Saturday Night Live: Seth Rogen/Spoon
"Monologue": Seth Rogen shared the Saturday Night Live monologue that he's supposedly always dreamed of doing, complete with Bill Hader as Steven Segal. It was cute but, again, didn't get huge laughs. I could tell that Rogen wasn't going to be one of those guests who lose all sense of comedic timing and rhythm on live TV, though. Honestly, I would have been crushed if that was the case. Oh, and speaking of Rogen and Hader, I totally expected more of them working together. I was pretty disappointed by Superbad (sorry, Michael Cera, I still love you), but Rogen and Hader were great as a team, with or without McLovin.
"Veritas Ultrasound": Great idea, well executed. Any sort of Jason Sudeikis/Kristen Wiig pairing is almost guaranteed to work. They just play off each other so beautifully.
"2007 National Douchebag Championship": Hilarious idea, fairly well done. All of the named products, activities, and people were spot-on examples of douchebaggery, so nice job. I liked how Amy Poehler's Sharon Osbource briefly turned into Edith Bunker at the beginning and Fred Armisen's weird Gene Simmons glare actually managed to give me the creeps. In other news, Ferret Bueller is the coolest pet name of all time.
"MacGruber: Mine": MacGruber! I can't help but love him. It's so ridiculous and pointless, but it's short enough that I don't mind. This week's mid-life crisis theme was fantastic as well.
"Kids": I think this was the only time that I seriously laughed out loud during the entire episode. The facial expressions were good, Wiig and Rogen's kids clothes were nice, but the performance of "Rehab" was what really got me. Oh, and Wiig's spastic robot dancing was beautiful. She moves like a blade of grass in the wind... but only if the wind was rapidly changing directions and varying in force.
"MacGruber: Desert Tower": Ahh, creepy collagen lips. They seemed to fit Will Forte a little too well.
"Fred Thompson 2008": Oh, Darrell Hammond. Are you only around to play old guys in political skits? Yeah, this was all right. Fred Armisen's Sam Waterston was excellent. Just that slight facial shift into a half-scowl was enough to identify who it was.
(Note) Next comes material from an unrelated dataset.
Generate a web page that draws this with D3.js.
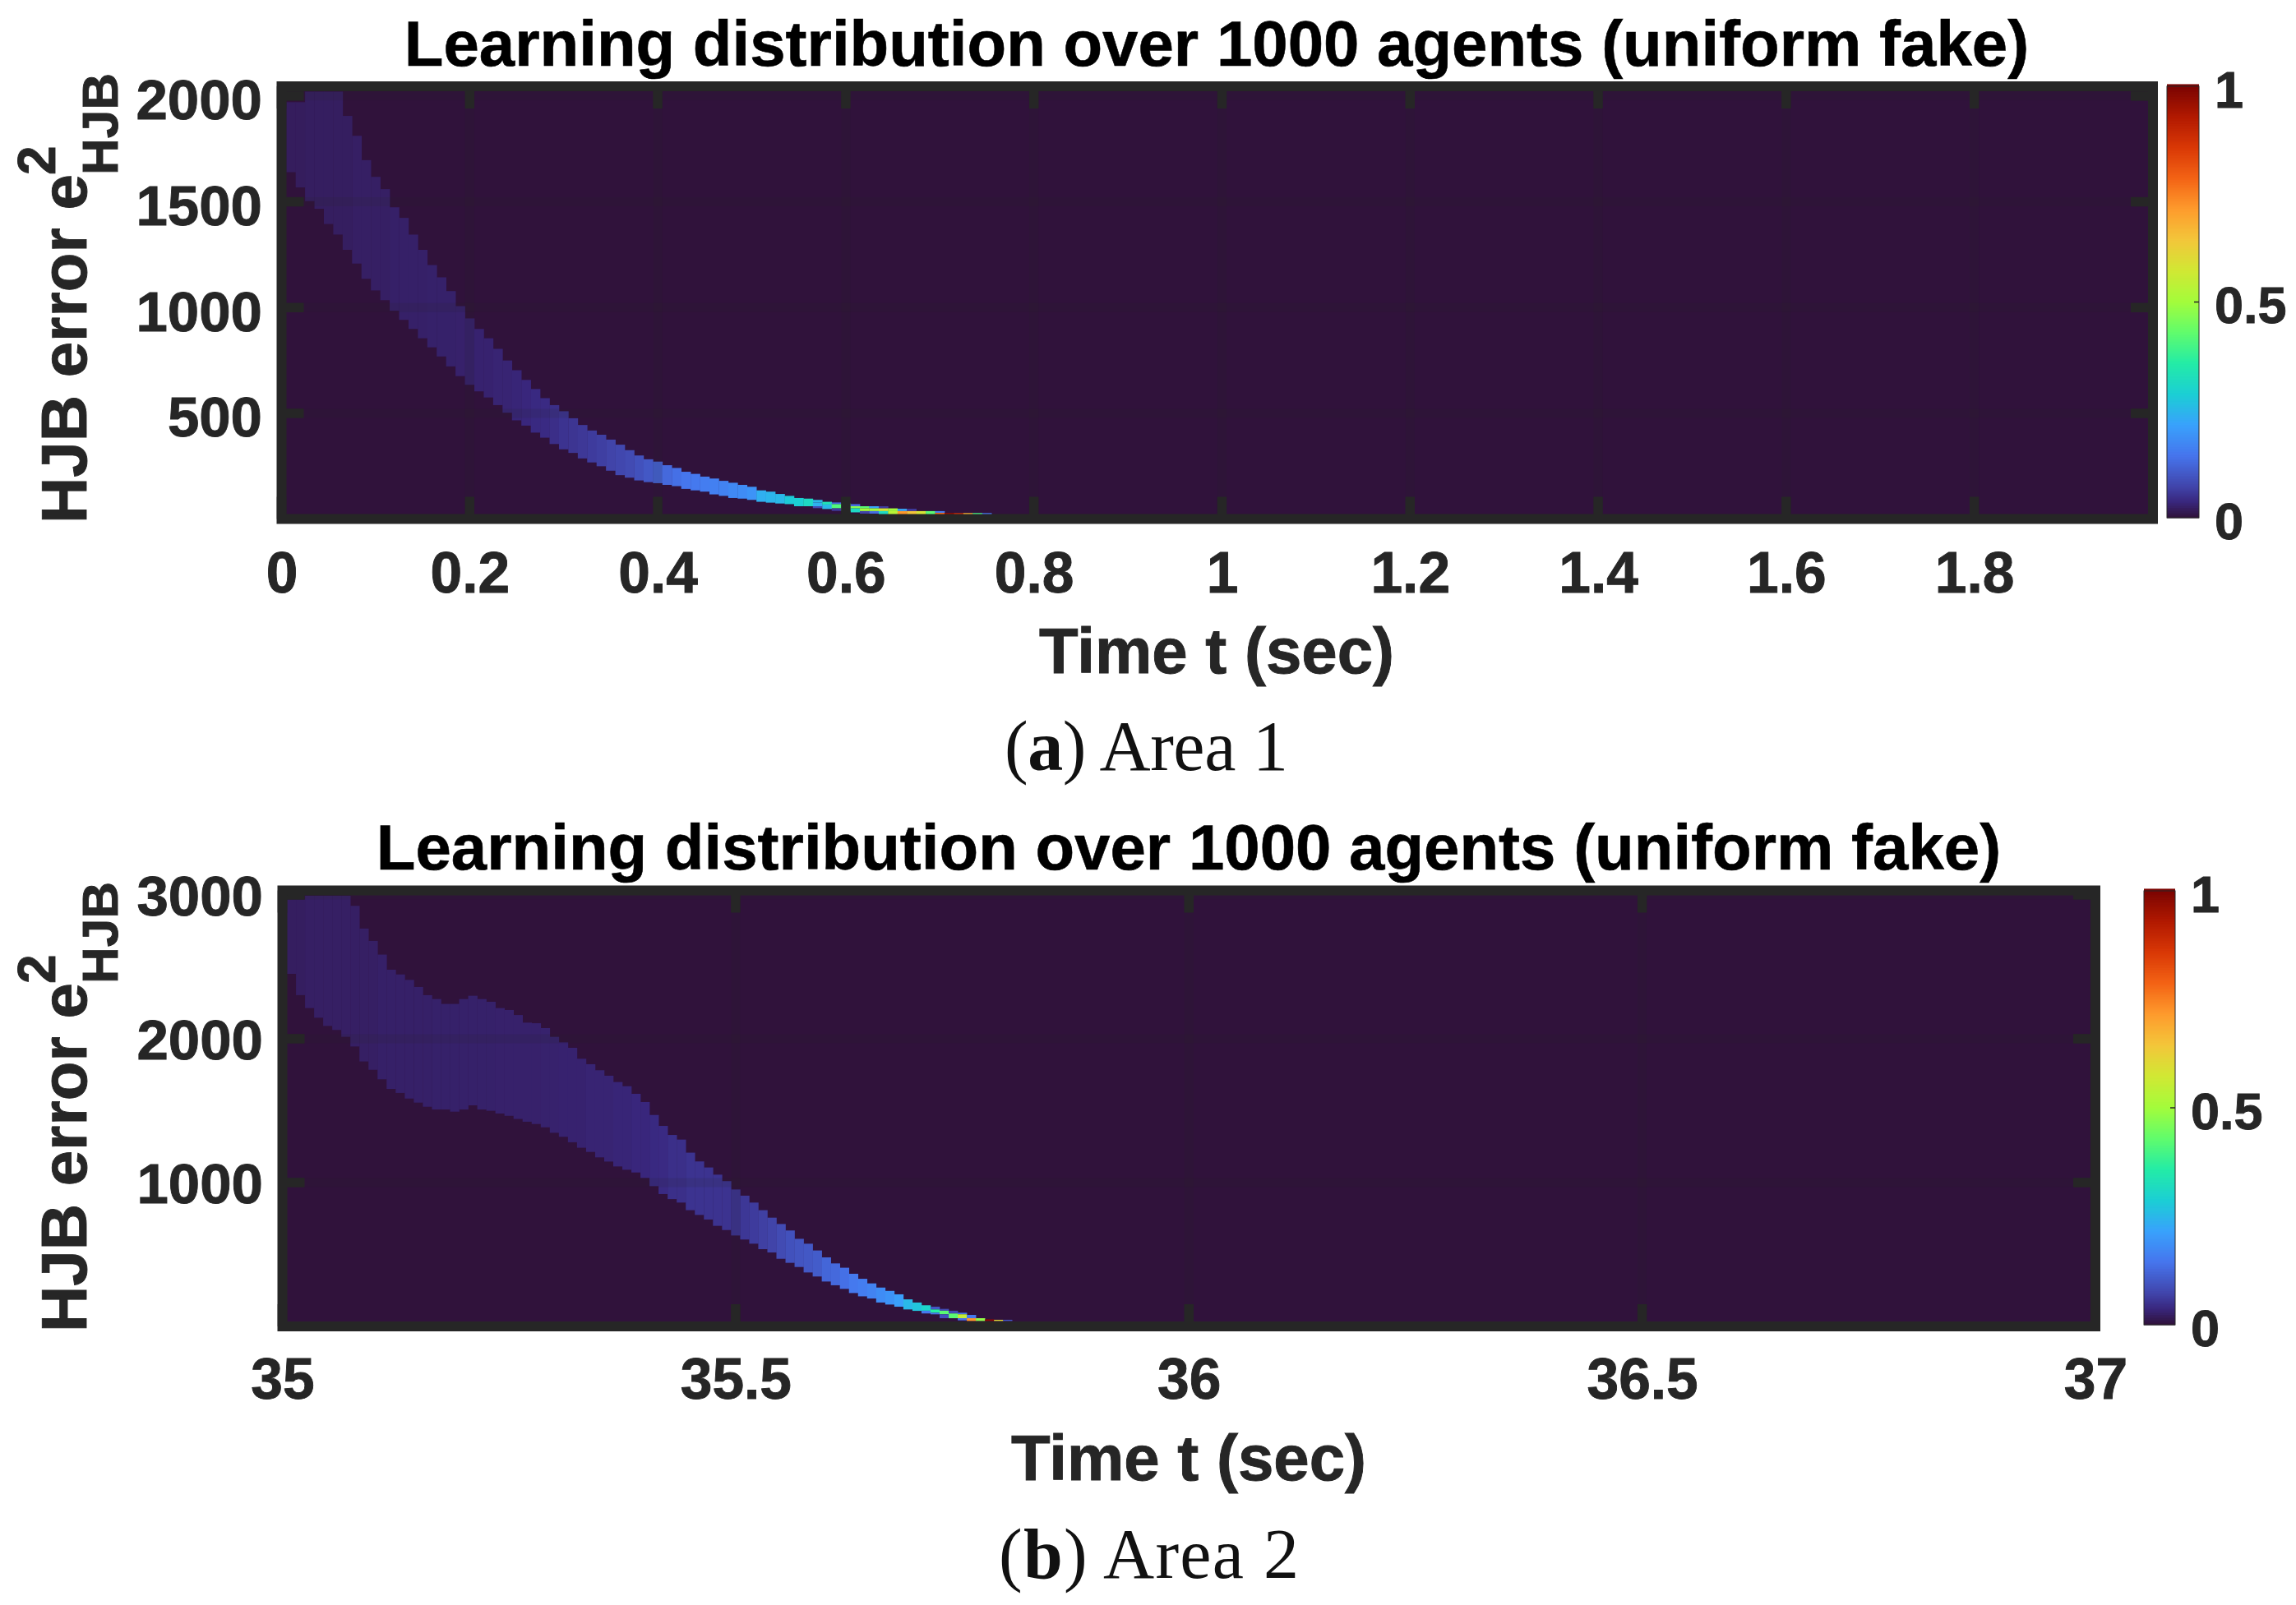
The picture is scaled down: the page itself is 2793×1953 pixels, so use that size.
<!DOCTYPE html>
<html><head><meta charset="utf-8">
<script src="https://cdn.jsdelivr.net/npm/d3@7"></script>
<style>html,body{margin:0;padding:0;background:#fff}svg{display:block}</style>
</head><body><svg id="c" width="2793" height="1953"></svg>
<script>
// ---------- shared ----------
const titleText = "Learning distribution over 1000 agents (uniform fake)";
const xAxisText = "Time t (sec)";
const turboLevels = [0,.036,.0714,.1429,.2143,.2857,.3571,.4286,.5,.5714,.6429,.7143,.7857,.8571,.9286,1];
const turboStops = ["#30123b","#39277e","#4145ab","#4675ed","#39a2fc","#1bcfd4","#24eca6","#61fc6c","#a4fc3b","#d1e834","#f3c63a","#fe9b2d","#f36315","#d93806","#b11901","#7a0402"];
const barTicks = [0, 0.5, 1];
const barLabels = ["0", "0.5", "1"];

// ---------- Area 1 ----------
const a1XTicks = [0,0.2,0.4,0.6,0.8,1,1.2,1.4,1.6,1.8];
const a1XLabels = ["0","0.2","0.4","0.6","0.8","1","1.2","1.4","1.6","1.8"];
const a1YTicks = [500,1000,1500,2000];
const a1Upper = [1971,1971,2021,2021,2021,2021,1906,1812,1697,1618,1560,1474,1424,1345,1273,1201,1143,1078,1007,949,899,855,805,750,704,658,615,572,539,510,477,445,419,399,376,352,326,301,283,272,255,242,224,214,201,192,181,172,162,153,136,130,119,110,100,97];
const a1Lower = [1640,1568,1503,1467,1395,1345,1273,1208,1136,1081,1035,985,942,899,855,812,769,722,676,635,604,575,539,503,467,442,409,385,355,330,313,287,268,250,229,208,196,183,175,170,162,156,143,136,130,117,110,100,97,91,82,78,74,71,61,61];
const a1Value = [.018,.018,.02,.02,.02,.02,.02,.022,.022,.022,.022,.024,.024,.024,.024,.025,.025,.025,.026,.026,.028,.028,.03,.03,.032,.035,.038,.04,.044,.05,.052,.056,.06,.064,.07,.075,.08,.09,.10,.115,.125,.135,.145,.15,.155,.16,.165,.175,.18,.19,.235,.245,.25,.28,.285,.31];
const a1TailStep = [57,57,57,58,58,59,59,59,60,61,61,61,62,62,62,63,63,63,64,64,64,65,65,66,66,67,67,68,69,70,70,71,72,73,74,75];
const a1TailHi   = [91,78,61,82,69,79,71,51,74,71,61,51,61,51,38,61,51,38,61,51,38,51,38,49,38,49,38,38,38,38,30,30,29,29,29,29];
const a1TailLo   = [78,61,52,69,48,71,51,39,39,61,51,32,51,38,26,51,38,26,51,38,22,38,22,38,22,38,22,22,22,30,22,22,22,22,22,22];
const a1TailVal  = [.25,.24,.08,.33,.25,.13,.41,.06,.42,.13,.47,.31,.42,.5,.07,.22,.5,.13,.06,.58,.31,.5,.53,.22,.72,.06,.65,.58,.42,.15,.78,.98,.88,.68,.4,.14];

// ---------- Area 2 ----------
const a2XTicks = [35,35.5,36,36.5,37];
const a2XLabels = ["35","35.5","36","36.5","37"];
const a2YTicks = [1000,2000,3000];
const a2Upper = [2969,2969,2994,2994,2994,2994,2994,2924,2766,2680,2585,2480,2447,2409,2360,2303,2276,2242,2242,2276,2299,2276,2257,2213,2200,2165,2112,2108,2074,2013,1975,1937,1861,1823,1781,1743,1699,1670,1617,1560,1470,1394,1331,1299,1208,1147,1105,1055,1010,952,909,861,808,756,712,667,609,575,528,480,438,408,366,331,299,270,247,223,188];
const a2Lower = [2451,2303,2213,2146,2089,2061,2013,1946,1842,1784,1718,1651,1623,1584,1556,1527,1508,1508,1493,1508,1537,1508,1499,1480,1464,1442,1423,1407,1384,1346,1318,1280,1242,1213,1175,1146,1112,1089,1070,1032,975,920,885,861,808,775,743,699,670,632,604,575,537,514,470,442,413,375,347,312,286,261,232,209,194,166,152,137,118];
const a2Value = [.02,.02,.022,.022,.022,.022,.022,.022,.022,.022,.024,.024,.024,.024,.024,.024,.025,.025,.025,.025,.025,.025,.025,.026,.026,.026,.026,.026,.027,.027,.028,.028,.028,.03,.03,.03,.032,.032,.035,.035,.038,.04,.045,.045,.05,.05,.05,.05,.05,.05,.055,.06,.065,.07,.08,.09,.095,.10,.105,.12,.125,.135,.15,.155,.165,.18,.19,.21,.25];
const a2TailStep = [70,71,71,72,72,72,73,73,73,74,74,75,75,75,76,76,77,78,79,80];
const a2TailHi   = [166,147,109,137,118,95,122,109,84,109,90,95,84,57,80,57,57,49,46,46];
const a2TailLo   = [108,109,90,118,95,84,109,84,57,90,57,84,57,42,57,38,38,38,38,38];
const a2TailVal  = [.27,.3,.15,.1,.36,.15,.08,.42,.09,.08,.42,.15,.55,.14,.15,.72,.48,.98,.6,.1];

// ---------- drawing ----------
const INK = "#262626", FONT = "'Liberation Sans', Arial, sans-serif";
const svg = d3.select("#c");
const colour = d3.scaleLinear().domain(turboLevels).range(turboStops).interpolate(d3.interpolateRgb);
const heavy = sel => sel.attr("stroke", INK).attr("stroke-width", 0.9);

function panel(p) {
  const x = d3.scaleLinear().domain(p.xDomain).range([p.left, p.right]);
  const y = d3.scaleLinear().domain(p.yDomain).range([p.bottom, p.top]);
  const g = svg.append("g");
  const clipId = "clip" + p.id;
  g.append("clipPath").attr("id", clipId).append("rect")
    .attr("x", p.left).attr("y", p.top).attr("width", p.right - p.left).attr("height", p.bottom - p.top);
  const plot = g.append("g").attr("clip-path", `url(#${clipId})`);
  plot.append("rect").attr("x", p.left).attr("y", p.top).attr("width", p.right - p.left).attr("height", p.bottom - p.top).attr("fill", colour(0));

  // heat-map cells: one per time step for the band body, several for the tail
  const step = 0.01;
  const cells = [];
  p.upper.forEach((u, i) => cells.push({ k: i + 1, hi: u, lo: p.lower[i], v: p.value[i] }));
  p.tailStep.forEach((k, i) => cells.push({ k, hi: p.tailHi[i], lo: p.tailLo[i], v: p.tailVal[i] }));
  plot.selectAll("rect.cell").data(cells).join("rect").attr("class", "cell")
    .attr("x", d => x(p.xDomain[0] + (d.k - 0.5) * step))
    .attr("width", d => x(p.xDomain[0] + (d.k + 0.5) * step) - x(p.xDomain[0] + (d.k - 0.5) * step) + 0.3)
    .attr("y", d => y(d.hi))
    .attr("height", d => y(d.lo) - y(d.hi))
    .attr("fill", d => colour(d.v));

  // faint grid
  plot.selectAll("line.gx").data(p.xTicks).join("line").attr("class", "gx").attr("x1", x).attr("x2", x).attr("y1", p.top).attr("y2", p.bottom)
    .attr("stroke", INK).attr("stroke-width", 11).attr("stroke-opacity", 0.13);
  plot.selectAll("line.gy").data(p.yTicks).join("line").attr("class", "gy").attr("y1", y).attr("y2", y).attr("x1", p.left).attr("x2", p.right)
    .attr("stroke", INK).attr("stroke-width", 11).attr("stroke-opacity", 0.13);

  // inward ticks on all four sides
  const tl = 27;
  const tick = (cls, data, f) => g.selectAll("line." + cls).data(data).join("line").attr("class", cls).each(f)
    .attr("stroke", INK).attr("stroke-width", 11.5);
  tick("tb", p.xTicks, function (d) { d3.select(this).attr("x1", x(d)).attr("x2", x(d)).attr("y1", p.bottom).attr("y2", p.bottom - tl); });
  tick("tt", p.xTicks, function (d) { d3.select(this).attr("x1", x(d)).attr("x2", x(d)).attr("y1", p.top).attr("y2", p.top + tl); });
  tick("tl", p.yTicks, function (d) { d3.select(this).attr("y1", y(d)).attr("y2", y(d)).attr("x1", p.left).attr("x2", p.left + tl); });
  tick("tr", p.yTicks, function (d) { d3.select(this).attr("y1", y(d)).attr("y2", y(d)).attr("x1", p.right).attr("x2", p.right - tl); });
  g.append("rect").attr("x", p.left).attr("y", p.top).attr("width", p.right - p.left).attr("height", p.bottom - p.top)
    .attr("fill", "none").attr("stroke", INK).attr("stroke-width", 12);

  // axes: labels only, tick lines drawn above
  const xa = g.append("g").attr("transform", `translate(0,${p.bottom + p.xLabelDrop})`)
    .call(d3.axisBottom(x).tickValues(p.xTicks).tickSize(0).tickPadding(0).tickFormat((d, i) => p.xLabels[i]));
  xa.select(".domain").remove();
  xa.selectAll("text").attr("y", 0).attr("dy", 0).attr("font-family", FONT).attr("font-weight", 700).attr("font-size", 69.5).attr("fill", INK).call(heavy);
  const ya = g.append("g").attr("transform", `translate(${p.left - 23.5},0)`)
    .call(d3.axisLeft(y).tickValues(p.yTicks).tickSize(0).tickPadding(0));
  ya.call(a => a.selectAll("text").text(d => String(d)));
  ya.select(".domain").remove();
  ya.selectAll("text").attr("x", 0).attr("dy", p.yLabelDy).attr("text-anchor", "end").attr("font-family", FONT).attr("font-weight", 700).attr("font-size", 69).attr("fill", INK).call(heavy);

  // titles
  g.append("text").attr("x", p.titleX).attr("y", p.titleY).attr("text-anchor", "middle").attr("font-family", FONT)
    .attr("font-weight", 700).attr("font-size", 78).attr("fill", "#000").attr("stroke", "#000").attr("stroke-width", 0.6).text(titleText);
  g.append("text").attr("x", p.titleX).attr("y", p.bottom + p.xTitleDrop).attr("text-anchor", "middle").attr("font-family", FONT)
    .attr("font-weight", 700).attr("font-size", 78).attr("fill", INK).call(heavy).text(xAxisText);

  // rotated y label in three parts
  const yl = g.append("g").attr("transform", `translate(105,${p.yLabelBase}) rotate(-90)`).attr("font-family", FONT).attr("font-weight", 700).attr("fill", INK).call(heavy);
  yl.append("text").attr("x", 0).attr("y", 0).attr("font-size", 78).text("HJB error e");
  yl.append("text").attr("x", 424).attr("y", -38).attr("font-size", 64).text("2");
  yl.append("text").attr("x", 424).attr("y", 38).attr("font-size", 62).text("HJB");

  // colour bar
  const by = d3.scaleLinear().domain([0, 1]).range([p.barBottom, p.barTop]);
  const grads = d3.range(0, 256).map(i => i / 255);
  g.selectAll("rect.bar").data(grads).join("rect").attr("class", "bar")
    .attr("x", p.barLeft).attr("width", p.barRight - p.barLeft)
    .attr("y", d => by(d) - (p.barBottom - p.barTop) / 255 - 0.5)
    .attr("height", (p.barBottom - p.barTop) / 255 + 1)
    .attr("fill", d => colour(d));
  g.append("rect").attr("x", p.barLeft).attr("y", p.barTop).attr("width", p.barRight - p.barLeft).attr("height", p.barBottom - p.barTop)
    .attr("fill", "none").attr("stroke", INK).attr("stroke-width", 1);
  const ba = g.append("g").attr("transform", `translate(${p.barRight},0)`)
    .call(d3.axisRight(by).tickValues(barTicks).tickSize(0).tickPadding(0).tickFormat((d, i) => barLabels[i]));
  ba.select(".domain").remove();
  ba.selectAll("text").attr("x", 19).attr("dy", 25).attr("font-family", FONT).attr("font-weight", 700).attr("font-size", 63).attr("fill", INK).call(heavy);
  g.append("line").attr("x1", p.barRight - 6).attr("x2", p.barRight).attr("y1", by(0.5)).attr("y2", by(0.5)).attr("stroke", INK).attr("stroke-width", 1.5);

  // caption
  const cap = svg.append("text").attr("x", p.capX).attr("y", p.capY).attr("font-family", "'Liberation Serif', serif").attr("font-size", 86)
    .attr("fill", "#111").attr("textLength", p.capW).attr("lengthAdjust", "spacing");
  cap.append("tspan").text("(");
  cap.append("tspan").attr("font-weight", 700).text(p.capLetter);
  cap.append("tspan").text(") " + p.capRest);
}

panel({ id: 1, xDomain: [0, 1.99], yDomain: [0.8, 2046], left: 342.5, right: 2619, top: 105, bottom: 631.5,
  xTicks: a1XTicks, xLabels: a1XLabels, yTicks: a1YTicks,
  upper: a1Upper, lower: a1Lower, value: a1Value, tailStep: a1TailStep, tailHi: a1TailHi, tailLo: a1TailLo, tailVal: a1TailVal,
  titleX: 1480, titleY: 80, yLabelBase: 637, xLabelDrop: 89.5, xTitleDrop: 187, yLabelDy: 28,
  barLeft: 2636, barRight: 2675, barTop: 105, barBottom: 630,
  capX: 1222, capY: 937, capW: 345, capLetter: "a", capRest: "Area 1" });

panel({ id: 2, xDomain: [35, 37], yDomain: [0, 3031], left: 343.5, right: 2549, top: 1083.5, bottom: 1614,
  xTicks: a2XTicks, xLabels: a2XLabels, yTicks: a2YTicks,
  upper: a2Upper, lower: a2Lower, value: a2Value, tailStep: a2TailStep, tailHi: a2TailHi, tailLo: a2TailLo, tailVal: a2TailVal,
  titleX: 1446, titleY: 1058, yLabelBase: 1621, xLabelDrop: 87.5, xTitleDrop: 187, yLabelDy: 25,
  barLeft: 2608, barRight: 2646, barTop: 1084, barBottom: 1612,
  capX: 1215, capY: 1920, capW: 365, capLetter: "b", capRest: "Area 2" });
</script></body></html>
I think it wasn't until I saw Armisen's funny-eyebrow'd Mahmoud Ahmadinejad from last week did I realize that that is Armisen's biggest strength.
"MacGruber: Monastery": Not much substance, but I still liked it for some reason.
"Weekend Update": A decent "Weekend Update" this week, thanks to Poehler's slight hair change. Okay, not really. It was lovely to see Chevy Chase again, throwing out that good ol' "I'm still, and you're still not", but it was also a little uncomfortable. His part dragged on a bit long and he didn't have that classic snappiness and confidence to him. I think the last time we saw him was when he did a Land Shark thing for Jimmy Fallon and Tina Fey on "Weekend Update". See, that worked because it was quick and a proper cameo. This time it was just a little awkward. Also, a quick note to Poehler: Damn it, Amy! It's not "George Ta-kigh", it's "George Ta-kay"! Come on.
"America's First Colonists": Seeing as how most of Seth Rogen's fan base consists of teen stoners, it wouldn't have been right unless they did something like this.
"Rowlf and the Swedish Chef": Okay, this was awesome. I didn't understand what the point was and I had no idea what was going on, but I just liked seeing the cast dress up as Muppets. Is that so wrong? Rogen's Rawlf voice was unusually accurate and I was suprisingly unfazed about seeing Maya Rudolph as Janice. Perhaps it's because she's already played Donatella Versace and the two look virtually the same. Yeah. Donatella Versace is possibly a little more Muppet-like than Janice.
"Mad Joe": This seems to be a recurring technique among the SNL writers... Simply take some charming Southern country characters and make them say horrible things about genitalia and bodily functions. Doesn't anyone remember Christopher Walken's Colonel Angus skit?
Spoon: Yay for Spoon! I kept expecting to see that dancing yellow thing on the side of the stage, but it never happened. Needless to say, my heart was broken.